The cash income of rural households grew 14.13 percent from a year earlier to an average of 38,894.4 yuan ($6125) last year, and the per capita cash income in rural areas rose 11.95 percent to 9,260.6 yuan, according to a survey by Central China Normal University's Center for China Rural Studies.
The survey was launched in 2009 and covered more than 6,000 rural households across the country. The figures have not been adjusted to reflect inflation.
Leaders put rural issues high up the agenda, where resident certificates of most people are registered in rural areas under a system that classifies 1.3 billion people into two groups, farmers and non-farmers.

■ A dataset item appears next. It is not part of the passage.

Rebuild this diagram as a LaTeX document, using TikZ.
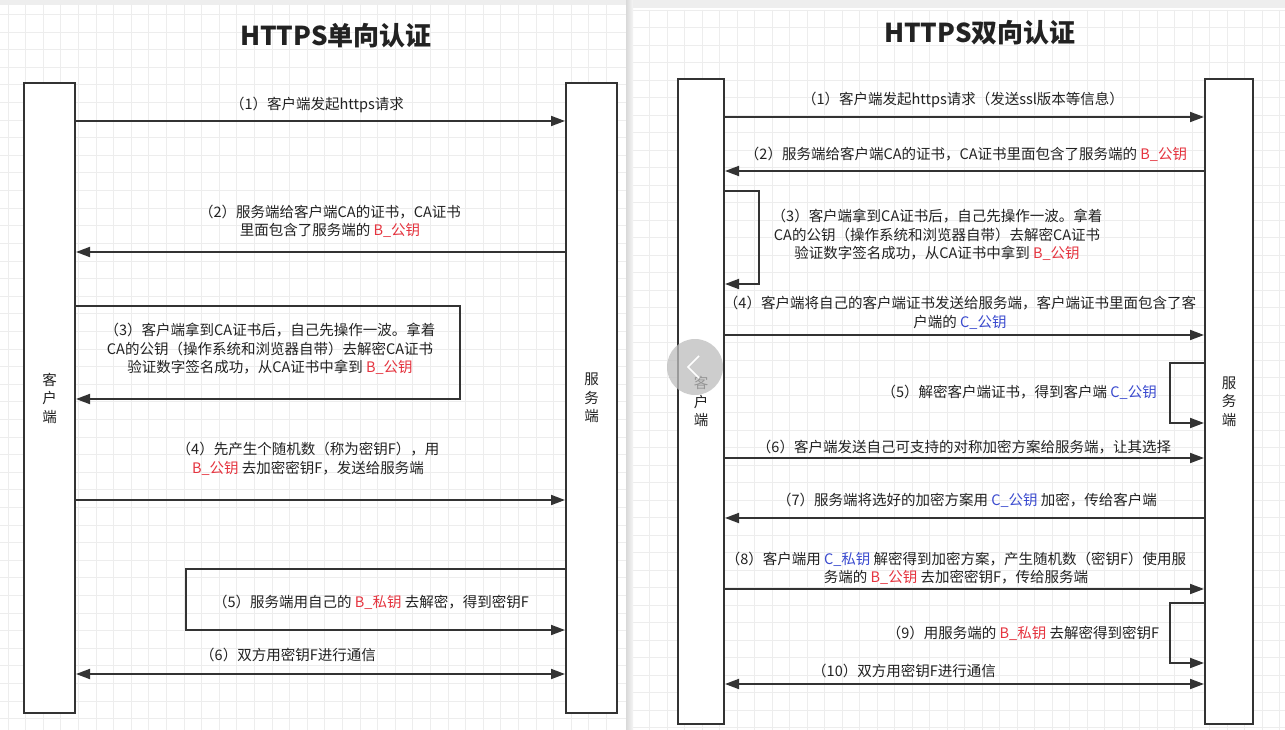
\documentclass[tikz,border=0pt]{standalone}
\usepackage{fontspec}
\setmainfont{Noto Sans CJK SC}
\usetikzlibrary{arrows.meta, positioning}
\definecolor{Ink}{HTML}{333333}
\definecolor{TextInk}{HTML}{222222}
\definecolor{KeyRed}{HTML}{E5343F}
\definecolor{KeyBlue}{HTML}{3B4BCF}
\definecolor{GridLine}{HTML}{EDEDED}
\definecolor{Strip}{HTML}{EEEEEE}
\definecolor{Knob}{HTML}{BDBDBD}
\newcommand{\redkey}[1]{\textcolor{KeyRed}{#1}}
\newcommand{\bluekey}[1]{\textcolor{KeyBlue}{#1}}
\tikzset{
    lifeline/.style={rectangle, draw=Ink, fill=white, line width=2pt, inner sep=0pt, text=TextInk, align=center, font=\fontsize{14.5}{18.5}\selectfont},
    msg/.style={-{Triangle[length=14pt, width=10pt]}, line width=1.8pt, draw=Ink},
    twoway/.style={{Triangle[length=14pt, width=10pt]}-{Triangle[length=14pt, width=10pt]}, line width=1.8pt, draw=Ink},
    lbl/.style={inner sep=0pt, align=center, text=TextInk, font=\fontsize{14.5}{18.5}\selectfont},
    headline/.style={inner sep=0pt, text=TextInk, font=\bfseries\fontsize{26}{30}\selectfont},
    gridline/.style={draw=GridLine, line width=0.8pt},
}
\begin{document}
\begin{tikzpicture}[x=1pt, y=-1pt]
\useasboundingbox (0,0) rectangle (1285,730);

% panels
\fill[white] (0,0) rectangle (1285,730);
\fill[Strip] (0,0) rectangle (626,5);
\fill[Strip] (633,0) rectangle (1285,8);
\foreach \gx in {8,25.6,...,620} \draw[gridline] (\gx,5) -- (\gx,730);
\foreach \gy in {14.5,32.1,...,730} \draw[gridline] (0,\gy) -- (626,\gy);
\foreach \gx in {649.5,667,...,1285} \draw[gridline] (\gx,10) -- (\gx,730);
\foreach \gy in {10,27.5,...,730} \draw[gridline] (633,\gy) -- (1285,\gy);
\shade[left color=gray!30, right color=gray!8] (626,0) rectangle (633,730);

% ---------- one-way ----------
\node[headline] (headA) at (336,36) {HTTPS单向认证};
\node[lifeline, minimum width=51pt, minimum height=630pt] (cliA) at (49.5,398) {客\\户\\端};
\node[lifeline, minimum width=51pt, minimum height=630pt] (srvA) at (591.5,398) {服\\务\\端};

\coordinate (a1) at (0,121);
\coordinate (a2) at (0,252);
\coordinate (a3) at (460,306);
\coordinate (b3) at (460,399);
\coordinate (a4) at (0,500);
\coordinate (a5) at (186,569);
\coordinate (b5) at (186,630);
\coordinate (a6) at (0,674);

\draw[msg] (cliA.east |- a1) -- (srvA.west |- a1);
\draw[msg] (srvA.west |- a2) -- (cliA.east |- a2);
\draw[msg] (cliA.east |- a3) -- (a3) -- (b3) -- (cliA.east |- b3);
\draw[msg] (cliA.east |- a4) -- (srvA.west |- a4);
\draw[msg] (srvA.west |- a5) -- (a5) -- (b5) -- (srvA.west |- b5);
\draw[twoway] (cliA.east |- a6) -- (srvA.west |- a6);

\node[lbl] (m1) at (317,105) {（1）客户端发起https请求};
\node[lbl] (m2) at (330,221.5) {（2）服务端给客户端CA的证书，CA证书\\里面包含了服务端的 \redkey{B\_公钥}};
\node[lbl] (m3) at (270,349) {（3）客户端拿到CA证书后，自己先操作一波。拿着\\CA的公钥（操作系统和浏览器自带）去解密CA证书\\验证数字签名成功，从CA证书中拿到 \redkey{B\_公钥}};
\node[lbl] (m4) at (308,459) {（4）先产生个随机数（称为密钥F），用\\\redkey{B\_公钥} 去加密密钥F，发送给服务端};
\node[lbl] (m5) at (371,602) {（5）服务端用自己的 \redkey{B\_私钥} 去解密，得到密钥F};
\node[lbl, anchor=west] (m6) at (200,655) {（6）双方用密钥F进行通信};

% ---------- two-way ----------
\node[headline] (headB) at (980,33) {HTTPS双向认证};
\node[lifeline, minimum width=46pt, minimum height=645pt] (cliB) at (701,401.5) {客\\户\\端};
\node[lifeline, minimum width=48pt, minimum height=645pt] (srvB) at (1229,401.5) {服\\务\\端};

\coordinate (c1) at (0,117);
\coordinate (c2) at (0,171);
\coordinate (c3) at (759,191);
\coordinate (d3) at (759,284);
\coordinate (c4) at (0,335);
\coordinate (c5) at (1170,363);
\coordinate (d5) at (1170,423);
\coordinate (c6) at (0,458);
\coordinate (c7) at (0,518);
\coordinate (c8) at (0,589);
\coordinate (c9) at (1170,603);
\coordinate (d9) at (1170,663);
\coordinate (c10) at (0,684);

\draw[msg] (cliB.east |- c1) -- (srvB.west |- c1);
\draw[msg] (srvB.west |- c2) -- (cliB.east |- c2);
\draw[msg] (cliB.east |- c3) -- (c3) -- (d3) -- (cliB.east |- d3);
\draw[msg] (cliB.east |- c4) -- (srvB.west |- c4);
\draw[msg] (srvB.west |- c5) -- (c5) -- (d5) -- (srvB.west |- d5);
\draw[msg] (cliB.east |- c6) -- (srvB.west |- c6);
\draw[msg] (srvB.west |- c7) -- (cliB.east |- c7);
\draw[msg] (cliB.east |- c8) -- (srvB.west |- c8);
\draw[msg] (srvB.west |- c9) -- (c9) -- (d9) -- (srvB.west |- d9);
\draw[twoway] (cliB.east |- c10) -- (srvB.west |- c10);

\node[lbl] (n1) at (963,100) {（1）客户端发起https请求（发送ssl版本等信息）};
\node[lbl] (n2) at (966,154) {（2）服务端给客户端CA的证书，CA证书里面包含了服务端的 \redkey{B\_公钥}};
\node[lbl] (n3) at (937,235) {（3）客户端拿到CA证书后，自己先操作一波。拿着\\CA的公钥（操作系统和浏览器自带）去解密CA证书\\验证数字签名成功，从CA证书中拿到 \redkey{B\_公钥}};
\node[lbl] (n4) at (960,313) {（4）客户端将自己的客户端证书发送给服务端，客户端证书里面包含了客\\户端的 \bluekey{C\_公钥}};
\node[lbl, anchor=east] (n5) at (1157,392) {（5）解密客户端证书，得到客户端 \bluekey{C\_公钥}};
\node[lbl] (n6) at (964,447) {（6）客户端发送自己可支持的对称加密方案给服务端，让其选择};
\node[lbl] (n7) at (967,500) {（7）服务端将选好的加密方案用 \bluekey{C\_公钥} 加密，传给客户端};
\node[lbl] (n8) at (956,568.5) {（8）客户端用 \bluekey{C\_私钥} 解密得到加密方案，产生随机数（密钥F）使用服\\务端的 \redkey{B\_公钥} 去加密密钥F，传给服务端};
\node[lbl] (n9) at (1023,633) {（9）用服务端的 \redkey{B\_私钥} 去解密得到密钥F};
\node[lbl, anchor=west] (n10) at (812,671) {（10）双方用密钥F进行通信};

% viewer overlay
\node[circle, fill=Knob, opacity=0.75, minimum size=56pt, inner sep=0pt] (knob) at (695,367) {};
\draw[white, line width=1.6pt] (699,356) -- (688,367) -- (699,378);
\end{tikzpicture}
\end{document}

The institute said in a report released Tuesday that the income growth was fueled by rising wages among farmers who have abandoned rural life to work as migrant laborers outside of their hometowns, mostly in cities.
Wages paid to the migrant laborers accounted for 65.7 percent of the total income of rural households, it said.
China is experiencing the largest mass migration of people from the countryside to urban regions in history. The nation had 253 million migrant workers by the end of 2011, 10.55 million more than a year earlier, according to official data.
The wealth gap among rural households is widening. The Gini coefficient, an index reflecting the rich-poor gap, in rural China stood at 0.3949 last year, nearing the warning level of 0.4 set by the United Nations, the institute said.
It also said that the total income of the top 20 percent of the rural households was 10.19 times that of the bottom 20 percent and that the wealth gap in west China was bigger than in the east of the country.
"We believe the wealth gap in the nation as a whole is well above 0.4 because the the gap is large between urban and rural areas," Deng told Xinhua. "But as an institute for rural studies, we don't have urban figures."
The Gini index, which measures income distribution on a scale of zero to one, indicates a relatively reasonable income gap if the number is between 0.3 and 0.4. A Gini index between 0.4 and 0.5 signals a large income gap.
The last time the Chinese government published a Gini index for the nation was in 2000 when it stood at 0.412. But most scholars believe the index is currently between 0.45 and 0.50.
Deng Dacai, professor and deputy chief of the institute, said the Gini index has been on the rise from 0.29 in the early 1980s when the nation started to implement the reform and opening-up policy.
"We should be on the alert for further rises in the index. On the other hand, we need a rational view about the gap, which encourages people to become rich by hard work if the divide is reasonable."
The reason why the gap exists is that those who work as migrant laborers in more urban areas earn twice as much as those who grow crops to make a living, the institute said. Only 11.1 percent of the richest and 82.5 percent of the poorest live by farming.